Table 1. Linear and Nonlinear Optical Parameters of Different Materials

View all Tables

Further, based on the use of ${CsPbBr}_{3}$ perovskite QDs as saturable absorbers, the passively $Q$ -switched visible solid-state laser was investigated. For ease of integration into the laser cavity, we needed to fabricate a polymer composite film with a ${CsPbBr}_{3}$ QD dispersion. First, a ${CsPbBr}_{3}$ perovskite QD toluene solution (with a QD concentration of $\sim 3.5 \times 10^{- 9} mol / L$ ) was mixed into a poly-methylmetacrylate (PMMA) toluene solution in a volume ratio of $1 ∶ 1$ . Then, the mixture was transferred onto thin glass substrates by a spin-coating method, followed by drying at ambient conditions. The prepared QD-PMMA film deposited on the glass substrate was used for subsequent $Q$ -switched laser experiments. The laser setup was similar to that used in previous studies ^[19,24]. During $Q$ -switched laser operation, the QD-PMMA film deposited on the glass substrate was inserted into diode-pumped $\Pr : {LiYF}_{4}$ solid-state laser cavities operating at $\sim 522 nm$ .

Figure 3 presents the $Q$ -switched laser results with the ${CsPbBr}_{3}$ perovskite QDs acting as saturable absorbers. A typical oscilloscope trace with very stable pulse amplitude is seen in Fig. 3(a). In contrast, without the QDs in the laser cavities, the laser always operated at the continuous-wave regime and no pulse train was observed. Figure 3(b) shows a single laser pulse with a Gaussian-like shape, corresponding to an FWHM of $\sim 653 ns$ . The laser spectrum of the $Q$ -switching is shown in Fig. 3(c). The laser wavelength was stabilized at around 522 nm, without a significant change compared with the continuous-wave operation.

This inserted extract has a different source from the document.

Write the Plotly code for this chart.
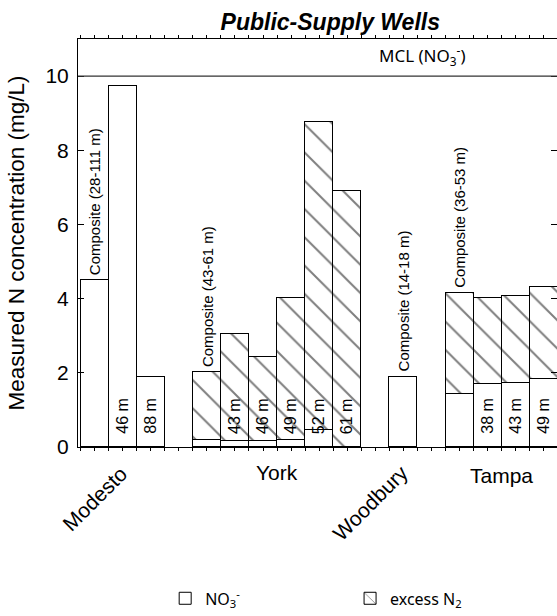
import plotly.graph_objects as go

# ---------------- data ----------------
sites = ["Modesto", "York", "Woodbury", "Tampa"]
well_labels = [
    ["Composite (28-111 m)", "46 m", "88 m"],
    ["Composite (43-61 m)", "43 m", "46 m", "49 m", "52 m", "61 m"],
    ["Composite (14-18 m)"],
    ["Composite (36-53 m)", "38 m", "43 m", "49 m"],
]
no3 = [
    [4.50, 9.72, 1.90],
    [0.18, 0.15, 0.15, 0.20, 0.47, 0.00],
    [1.90],
    [1.43, 1.69, 1.72, 1.84],
]
excess_n2 = [
    [None, None, None],
    [1.85, 2.91, 2.27, 3.83, 8.29, 6.89],
    [None],
    [2.73, 2.34, 2.34, 2.48],
]
mcl = 10
y_ticks = [0, 2, 4, 6, 8, 10]

# ------------- positions derived from group structure -------------
xs, no3_flat, ex_flat, labels_flat, group_centers = [], [], [], [], []
pos = 1
for g, wells in enumerate(well_labels):
    start = pos
    for i, lab in enumerate(wells):
        xs.append(pos)
        no3_flat.append(no3[g][i])
        ex_flat.append(excess_n2[g][i])
        labels_flat.append(lab)
        pos += 1
    group_centers.append((start + pos - 1) / 2)
    pos += 1  # gap between sites

FONT = "Liberation Sans, Arial, sans-serif"
LFONT = "Noto Sans, Open Sans, sans-serif"

fig = go.Figure()
fig.add_trace(go.Bar(
    x=xs, y=no3_flat, width=1, name="NO<sub>3</sub><sup>-</sup>",
    marker=dict(color="white", line=dict(color="black", width=1)),
    legend="legend",
))
fig.add_trace(go.Bar(
    x=xs, y=ex_flat, width=1, name="excess N<sub>2</sub>",
    marker=dict(color="white", line=dict(color="black", width=1),
                pattern=dict(shape="\\", size=20, solidity=0.1,
                             fgcolor="black", bgcolor="white")),
    legend="legend2",
))

annotations = []
# well labels
for x, lab, a, b in zip(xs, labels_flat, no3_flat, ex_flat):
    total = a + (b or 0)
    if lab.startswith("Composite"):
        annotations.append(dict(x=x, y=total, text=lab, textangle=-90,
                                showarrow=False, xanchor="center", yanchor="bottom",
                                yshift=3, font=dict(family=FONT, size=15, color="black")))
    else:
        annotations.append(dict(x=x, y=0, text=lab, textangle=-90,
                                showarrow=False, xanchor="center", yanchor="bottom",
                                xshift=-1, yshift=11, font=dict(family=FONT, size=16, color="black")))

# site labels
site_style = {
    "Modesto": dict(angle=-45, xs=-28, ys=-51),
    "York": dict(angle=0, xs=0, ys=-25),
    "Woodbury": dict(angle=-45, xs=-33, ys=-55),
    "Tampa": dict(angle=0, xs=0, ys=-28),
}
for s, c in zip(sites, group_centers):
    st = site_style[s]
    annotations.append(dict(x=c, y=0, text=s, textangle=st["angle"], showarrow=False,
                            xanchor="center", yanchor="middle",
                            xshift=st["xs"], yshift=st["ys"],
                            font=dict(family=FONT, size=21, color="black")))

# MCL label
annotations.append(dict(x=0.814, xref="paper", y=mcl, text="MCL (NO<sub>3</sub><sup>-</sup>)",
                        showarrow=False, xanchor="right", yanchor="bottom", yshift=5,
                        font=dict(family=LFONT, size=17, color="black")))

fig.add_shape(type="line", xref="paper", x0=0, x1=1, y0=mcl, y1=mcl,
              line=dict(color="#333333", width=1.3))

fig.update_layout(
    width=557, height=616,
    margin=dict(l=78, r=0, t=39, b=167),
    paper_bgcolor="white", plot_bgcolor="white",
    barmode="stack", bargap=0,
    showlegend=True,
    title=dict(text="<b><i>Public-Supply Wells</i></b>", x=0.593, xanchor="center",
               y=0.965, yanchor="middle",
               font=dict(family=FONT, size=23, color="black")),
    legend=dict(orientation="h", x=0.182, y=-0.371, xanchor="left", yanchor="middle",
                font=dict(family=LFONT, size=16, color="black"), bgcolor="rgba(0,0,0,0)"),
    legend2=dict(orientation="h", x=0.568, y=-0.371, xanchor="left", yanchor="middle",
                 font=dict(family=LFONT, size=16, color="black"), bgcolor="rgba(0,0,0,0)"),
    annotations=annotations,
    xaxis=dict(range=[0.41, 17.47], showgrid=False, zeroline=False,
               showline=True, linecolor="black", linewidth=1, mirror="ticks",
               ticks="outside", ticklen=3, tickcolor="black",
               tick0=0.5, dtick=0.5, showticklabels=False),
    yaxis=dict(range=[0, 11], showgrid=False, zeroline=False,
               showline=True, linecolor="black", linewidth=1, mirror="ticks",
               ticks="inside", ticklen=6, tickcolor="black",
               tickvals=y_ticks, ticklabelstandoff=4,
               tickfont=dict(family=FONT, size=21, color="black"),
               title=dict(text="Measured N concentration (mg/L)", standoff=14,
                          font=dict(family=FONT, size=22.5, color="black"))),
)

fig.write_html("out.html")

Figure 3.Passively $Q$ -switched laser results for the ${CsPbBr}_{3}$ perovskite QDs as saturable absorbers: (a) pulse trains measured at average output powers of 9.1 mW with a repetition rate of 96.2 kHz, (b) single pulse waveform, and (c) output laser spectrum. The inset shows the output beam spot.

Figure 4(a) shows the variation in the average output powers against the absorbed powers. In the laser cavity with the ${CsPbBr}_{3}$ QDs, a stable pulse laser was observed when the absorbed pump power increased to 660 mW. The average output power was almost a linear function of the absorbed power. The maximum output power was up to 9.11 mW under an absorbed power of 870 mW, corresponding to a slope efficiency of about 3.86%. The relationship between the pulse repetition rates and pulsewidths of a $Q$ -switched laser with absorbed pump power from 660 to 870 mW is shown in Fig. 4(b). The repetition rates could be widely tuned in the range of 36–96.2 kHz, and the pulsewidths were significantly narrowed from 1345 to 653 ns. Further, we estimated the maximum single pulse energy to be about 94 nJ. For a passively $Q$ -switched laser operation, the pulsewidth is mainly determined by the cavity round-trip time and modulation depth of the used saturable absorber ^[25–27]. Therefore, by shortening the cavity length and improving the modulation depth of the QDs, the pulsewidth of the $Q$ -switched laser can be narrowed further.

Figure 4.(a) Laser output power characteristics of $Q$ -switched modes. (b) Variations of pulsewidths and pulse repetition rates with increasing absorbed pump powers for the 522 nm $Q$ -switched visible laser.

4. CONCLUSION

In summary, ${CsPbBr}_{3}$ perovskite QDs with high crystallinity were prepared using a chemical solution route. The QDs exhibited strong SA response for femtosecond pulses at 515 nm, better than the traditional SA materials. A nonlinear absorption coefficient of $α_{NL} \sim - 35 \times 10^{- 2} cm / GW$ , an FOM of $\sim 3.7 \times 10^{- 14} esu cm$ , and $I_{s}$ of $\sim 11 MW / {cm}^{2}$ were obtained for the ${CsPbBr}_{3}$ QDs. Further, we also experimentally demonstrated passively $Q$ -switched lasers based on the perovskite QDs acting as saturable absorbers. For a 522 nm laser, a maximum average output of 9.11 mW was achieved with a corresponding shortest pulsewidth of 653 ns and pulse repetition rate of 96.2 kHz. The results will further promote the application of perovskite semiconductor materials in nano-optics.